Retour en seconde séance sur ce qui fait pleurer ; l’appel à certaines valeurs : le sens de la justice avec lequel le spectateur compose alors que le cinéaste propose et fait exprès, en faisant durer le plan… et où la musique joue un rôle. S’interroger sur les raisons des larmes aujourd’hui, c’est le mélo et l’alliance avec la musique ou le chant, le comique, le burlesque (Le Roi – Chaplin), la situation sociale d’une femme, célibataire avec enfant, Lupino, et un public féminin, les femmes et leurs combats KinuyoTanaka. Les films hindous avec danses et musique, costumes et histoires d’amour à l’eau de rose assurent 3 heures de larmes ! Il faut accepter cette situation du 1er degré, mais aujourd’hui plutôt du 2ème degré. La causalité organisée : se révolter, se plaindre, se laisser aller ; les situations sont décrites plutôt par le bas de l’échelle sociale, accompagnées d’un déséquilibre entre réalité et banalité. Extrait d’Une chambre en ville de Jacques Demy avec R Berry et D. Sanda : il est malheureux de la rendre malheureuse, Puis l’autodérision permet aussi une phase lacrymale, Sur la Route de Madison, Clint Eastwood, l’acteur aux cheveux plaqués sous une pluie a abandonné son propre bonheur aux profits des enfants qui découvrent l’histoire de leur mère au début du film. Le Kid, Chaplin, personnage vitrier avec maison et métier se voit arracher un enfant adopté, visionnement d’abord sans le son, 2ème vision avec le son, le burlesque domine mais aucun rire.

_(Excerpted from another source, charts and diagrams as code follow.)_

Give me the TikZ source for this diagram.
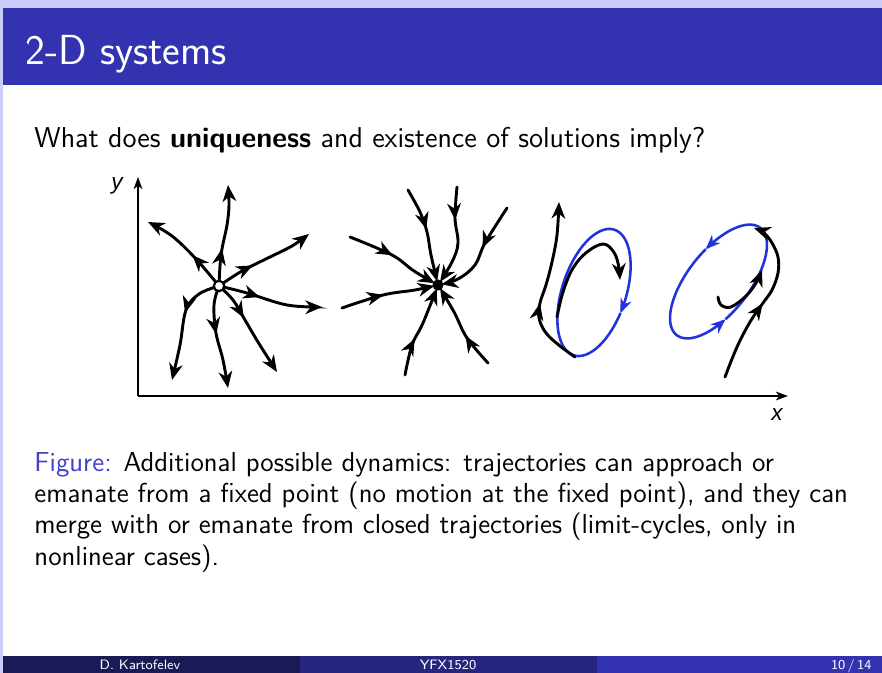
\documentclass[tikz,border=0pt]{standalone}
\usepackage{fontspec}
\newfontfamily\axfont{Liberation Sans}
\usetikzlibrary{arrows.meta,decorations.markings}
\definecolor{lav}{RGB}{204,204,250}
\definecolor{struct}{RGB}{51,51,178}
\definecolor{capblue}{RGB}{64,64,200}
\definecolor{footA}{RGB}{26,26,86}
\definecolor{footB}{RGB}{38,38,128}
\definecolor{cyc}{RGB}{34,51,221}
\pgfdeclarelayer{back}
\pgfdeclarelayer{bg}
\pgfsetlayers{back,bg,main}
\tikzset{
  traj/.style={line width=1.2pt, black, line cap=round},
  tipend/.style={-{Stealth[length=6.8pt,width=5.6pt,inset=2.1pt]}},
  midarr/.style={postaction={decorate}, decoration={markings, mark=at position #1 with {\arrow{Stealth[length=6.8pt,width=5.6pt,inset=2.1pt]}}}},
  cycline/.style={line width=1.05pt, cyc},
  cyctip/.style={-{Stealth[length=6pt,width=4.8pt,inset=1.9pt]}},
  axisline/.style={line width=0.6pt, -{Stealth[length=5pt,width=3.6pt,inset=1.4pt]}},
  bodytext/.style={anchor=base west, inner sep=0pt, font=\sffamily\fontsize{11.28}{13}\selectfont},
  foottext/.style={anchor=base, inner sep=0pt, text=white, font=\sffamily\fontsize{5.6}{6.5}\selectfont},
  axlabel/.style={anchor=base, inner sep=0pt, font=\axfont\itshape\fontsize{9.3}{11}\selectfont},
}
\begin{document}
\begin{tikzpicture}[x=0.41138pt,y=-0.41138pt]
\useasboundingbox (0,0) rectangle (882,673);
\begin{pgfonlayer}{back}
\fill[lav] (0,0) rectangle (882,673);
\fill[white] (3,85) rectangle (882,656);
\fill[struct] (3,8) rectangle (882,85);
\fill[footA] (3,656) rectangle (300,673);
\fill[footB] (300,656) rectangle (597,673);
\fill[struct] (597,656) rectangle (882,673);
\end{pgfonlayer}

% texts
\node[anchor=base west, inner sep=0pt, text=white, font=\sffamily\fontsize{17.3}{20}\selectfont] (title) at (25,65) {2-D systems};
\node[bodytext, font=\sffamily\fontsize{11.8}{14}\selectfont] (question) at (34,148) {What does \textbf{uniqueness} and existence of solutions imply?};
\node[bodytext] (cap1) at (34,472) {\textcolor{capblue}{Figure:} Additional possible dynamics: trajectories can approach or};
\node[bodytext] (cap2) at (34,503) {emanate from a fixed point (no motion at the fixed point), and they can};
\node[bodytext] (cap3) at (34,534) {merge with or emanate from closed trajectories (limit-cycles, only in};
\node[bodytext] (cap4) at (34,565) {nonlinear cases).};
\node[foottext] (fauthor) at (140,669) {D. Kartofelev};
\node[foottext] (fcourse) at (448,669) {YFX1520};
\node[foottext, anchor=base east] (fpage) at (872,669) {10\hspace{0.9pt}/\hspace{0.9pt}14};

% axes
\coordinate (O) at (138,396);
\coordinate (ytop) at (138,177);
\coordinate (xend) at (788,396);
\draw[axisline] (O) -- (ytop);
\draw[axisline] (O) -- (xend);
\node[axlabel] (xl) at (777,421) {x};
\node[axlabel] (yl) at (117,190) {y};

% fixed points
\node[circle, draw, fill=white, line width=0.9pt, minimum size=4.3pt, inner sep=0pt] (src) at (219,286) {};
\node[circle, fill=black, minimum size=4.6pt, inner sep=0pt] (snk) at (438,285) {};

\begin{pgfonlayer}{bg}
% source trajectories
\draw[traj, tipend, midarr=0.42] plot[smooth, tension=0.6] coordinates {(src.center) (196,259) (172,236) (148,222)};
\draw[traj, tipend, midarr=0.37] plot[smooth, tension=0.6] coordinates {(src.center) (221,255) (227,225) (229,205) (228,185)};
\draw[traj, tipend, midarr=0.38] plot[smooth, tension=0.6] coordinates {(src.center) (242,271) (270,257) (292,246) (309,234)};
\draw[traj, tipend, midarr=0.40] plot[smooth, tension=0.6] coordinates {(src.center) (247,293) (287,305) (322,307)};
\draw[traj, tipend, midarr=0.39] plot[smooth, tension=0.6] coordinates {(src.center) (233,300) (245,320) (258,342) (277,372)};
\draw[traj, tipend, midarr=0.47] plot[smooth, tension=0.6] coordinates {(src.center) (214,305) (216,333) (223,360) (228,388)};
\draw[traj, tipend, midarr=0.40] plot[smooth, tension=0.6] coordinates {(src.center) (199,294) (186,310) (180,345) (172,380)};
% sink trajectories
\draw[traj, tipend, midarr=0.43, shorten >=1.5pt] plot[smooth, tension=0.6] coordinates {(408,190) (420,212) (427,232) (431,255) (snk.center)};
\draw[traj, tipend, midarr=0.32, shorten >=1.5pt] plot[smooth, tension=0.6] coordinates {(457,187) (455,218) (458,243) (452,262) (snk.center)};
\draw[traj, tipend, midarr=0.43, shorten >=1.5pt] plot[smooth, tension=0.6] coordinates {(507,208) (485,243) (475,265) (458,279) (snk.center)};
\draw[traj, tipend, midarr=0.46, shorten >=1.5pt] plot[smooth, tension=0.6] coordinates {(350,237) (392,255) (414,271) (snk.center)};
\draw[traj, tipend, midarr=0.44, shorten >=1.5pt] plot[smooth, tension=0.6] coordinates {(342,308) (383,295) (415,290) (snk.center)};
\draw[traj, tipend, midarr=0.39, shorten >=1.5pt] plot[smooth, tension=0.6] coordinates {(405,375) (412,345) (423,323) (snk.center)};
\draw[traj, tipend, midarr=0.38, shorten >=1.5pt] plot[smooth, tension=0.6] coordinates {(488,363) (467,338) (454,312) (snk.center)};
\end{pgfonlayer}

% limit cycle 1 (clockwise on screen)
\begin{scope}[shift={(594,292.5)}, rotate=72]
\draw[cycline, cyctip] plot[domain=-260:100, samples=120, smooth] ({66*cos(\x)},{32*sin(\x)});
\end{scope}
\draw[traj, tipend] plot[smooth, tension=0.6] coordinates {(557,317) (563,292) (573,268) (587,252) (603,244) (613,251) (618,263) (620,280)};
\draw[traj, tipend, midarr=0.40] plot[smooth, tension=0.6] coordinates {(575,357) (560,346) (546,333) (539,318) (540,303) (546,285) (552,262) (557,235) (559,202)};

% limit cycle 2 (counter-clockwise on screen)
\begin{scope}[shift={(718.5,281.5)}, rotate=52]
\draw[cycline, cyctip] plot[domain=0:187, samples=70, smooth] ({68*cos(472-\x)},{31*sin(472-\x)});
\draw[cycline, cyctip] plot[domain=0:173, samples=70, smooth] ({68*cos(285-\x)},{31*sin(285-\x)});
\end{scope}
\draw[traj, tipend] plot[smooth, tension=0.6] coordinates {(718,297) (721,305) (731,307) (746,296) (756,283) (762,270)};
\draw[traj, tipend, midarr=0.48] plot[smooth, tension=0.6] coordinates {(725,377) (737,347) (750,322) (763,303) (772,290) (778,273) (778,257) (772,243) (764,233) (754,228)};
\end{tikzpicture}
\end{document}
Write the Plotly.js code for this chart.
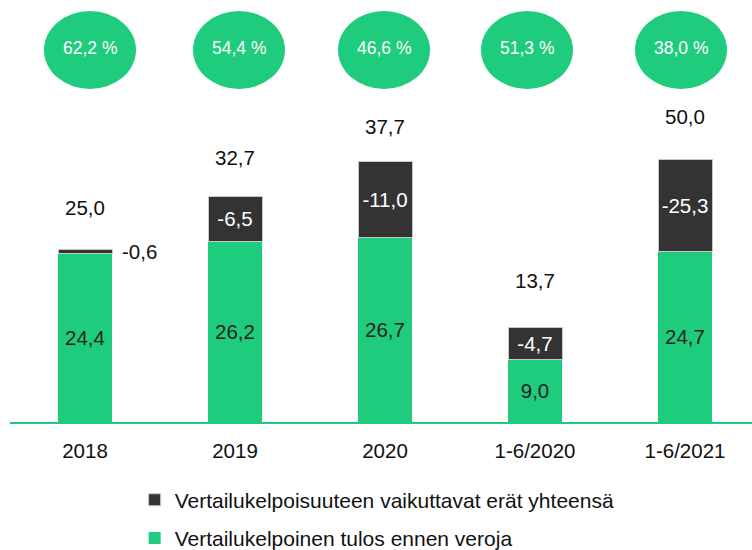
<!DOCTYPE html>
<html>
<head>
<meta charset="utf-8">
<script src="https://cdn.plot.ly/plotly-3.0.1.min.js"></script>
<style>html,body{margin:0;padding:0;background:#fff;}#chart{width:752px;height:550px;}</style>
</head>
<body>
<div id="chart"></div>
<script>
// ---- data ----
const categories = ['2018', '2019', '2020', '1-6/2020', '1-6/2021'];
const comparableProfit = [24.4, 26.2, 26.7, 9.0, 24.7];          // green segment
const itemsLabels = [-0.6, -6.5, -11.0, -4.7, -25.3];             // labelled value of dark segment
const itemsDrawn = [0.6, 6.5, 11.0, 4.7, 13.4];                   // dark segment height as drawn
const totals = [25.0, 32.7, 37.7, 13.7, 50.0];
const shares = [62.2, 54.4, 46.6, 51.3, 38.0];
const seriesNames = ['Vertailukelpoinen tulos ennen veroja', 'Vertailukelpoisuuteen vaikuttavat erät yhteensä'];

// ---- style ----
const GREEN = '#1fcc7d';
const DARK = '#333333';
const FONT = 'Liberation Sans, Arial, sans-serif';
const fmt = v => v.toFixed(1).replace('.', ',');
const totalLift = [42, 39, 35, 47, 43];
const ellipseShift = [5, 4, -1, -8, -4];

const traces = [
  {
    type: 'bar', name: seriesNames[0], x: categories, y: comparableProfit,
    marker: {color: GREEN, line: {width: 0}},
    width: 0.36,
    text: comparableProfit.map(fmt), textposition: 'inside', insidetextanchor: 'middle',
    textangle: 0, constraintext: 'none',
    textfont: {family: FONT, size: 20.5, color: '#222222'},
    hoverinfo: 'skip', cliponaxis: false, legendgroup: 'a', legendrank: 2
  },
  {
    type: 'bar', name: seriesNames[1], x: categories, y: itemsDrawn,
    marker: {color: DARK, line: {width: 1, color: '#c8c8c8'}},
    width: 0.36,
    text: itemsLabels.map((v, i) => i === 0 ? '' : fmt(v)), textposition: 'inside', insidetextanchor: 'middle',
    textangle: 0, constraintext: 'none',
    textfont: {family: FONT, size: 20.5, color: '#ffffff'},
    hoverinfo: 'skip', cliponaxis: false, legendgroup: 'b', legendrank: 1
  }
];

const annotations = [];
const shapes = [];
categories.forEach((c, i) => {
  const top = comparableProfit[i] + itemsDrawn[i];
  annotations.push({
    x: i, y: top, xref: 'x', yref: 'y', text: fmt(totals[i]), showarrow: false,
    yanchor: 'middle', yshift: totalLift[i],
    font: {family: FONT, size: 20.5, color: '#111111'}
  });
  shapes.push({
    type: 'circle', xref: 'x', yref: 'paper', xsizemode: 'pixel', ysizemode: 'pixel',
    xanchor: i, yanchor: 1,
    x0: -46 + ellipseShift[i], x1: 46 + ellipseShift[i], y0: -89, y1: -11,
    fillcolor: GREEN, line: {width: 0}, layer: 'above'
  });
  annotations.push({
    x: i, y: 1, xref: 'x', yref: 'paper', text: fmt(shares[i]) + ' %', showarrow: false,
    yanchor: 'middle', yshift: -48, xshift: ellipseShift[i],
    font: {family: FONT, size: 17.5, color: '#ffffff'}
  });
});
// label for the thin 2018 dark segment, placed beside the bar
annotations.push({
  x: 0, y: comparableProfit[0] + itemsDrawn[0] / 2, xref: 'x', yref: 'y',
  text: fmt(itemsLabels[0]), showarrow: false, xanchor: 'left', xshift: 35, yanchor: 'middle',
  font: {family: FONT, size: 20.5, color: '#111111'}
});

const layout = {
  width: 752, height: 550,
  margin: {l: 10, r: 0, t: 0, b: 128, autoexpand: false},
  paper_bgcolor: '#ffffff', plot_bgcolor: '#ffffff',
  barmode: 'stack',
  bargap: 0.64,
  showlegend: true,
  legend: {
    orientation: 'v', x: 0.168, xanchor: 'left',
    yref: 'container', y: 0.128, yanchor: 'top',
    traceorder: 'grouped',
    font: {family: FONT, size: 21, color: '#111111'},
    tracegroupgap: 8, itemclick: false, itemdoubleclick: false
  },
  xaxis: {
    type: 'category', range: [-0.5, 4.4467], showgrid: false, zeroline: false,
    showline: true, linecolor: GREEN, linewidth: 2, ticks: '', ticklabelstandoff: 9,
    tickfont: {family: FONT, size: 20.5, color: '#111111'}, fixedrange: true
  },
  yaxis: {range: [0, 61.16], visible: false, fixedrange: true},
  annotations: annotations,
  shapes: shapes,
  font: {family: FONT}
};

Plotly.newPlot('chart', traces, layout, {displayModeBar: false, staticPlot: true});
</script>
</body>
</html>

Des larmes sont possibles quand les hommes aiment leurs enfants, Gary Grant ; E.T. est émouvant quand, devant une kyrielle de scientifiques, il est déclaré mort, puis ressuscite en s’inscrivant contre le savoir/ le catholique à une strate supérieure. Autre extrait Mirage de la vie, Douglas Sirk, son dernier film couleur : décrit l’entraide entre une actrice Star blanche et une gouvernante noire dont la fille est partie et son retour tardif, par un portrait d’une mère reniée et repoussée, qui n’a qu’un seul défaut : être noire, et  dont l’image de fin est le couple enlaçant les deux enfants sous le sourire du mari… TOUT est devenu conformité. Est-ce la reproduction d’une Amérique, telle qu’elle est, en 1959 ?

Merci à Carole Desbarats de nous avoir fait partager des extraits de films lumineux, drôles, burlesques et émouvants. Et je n’ai pas pleuré.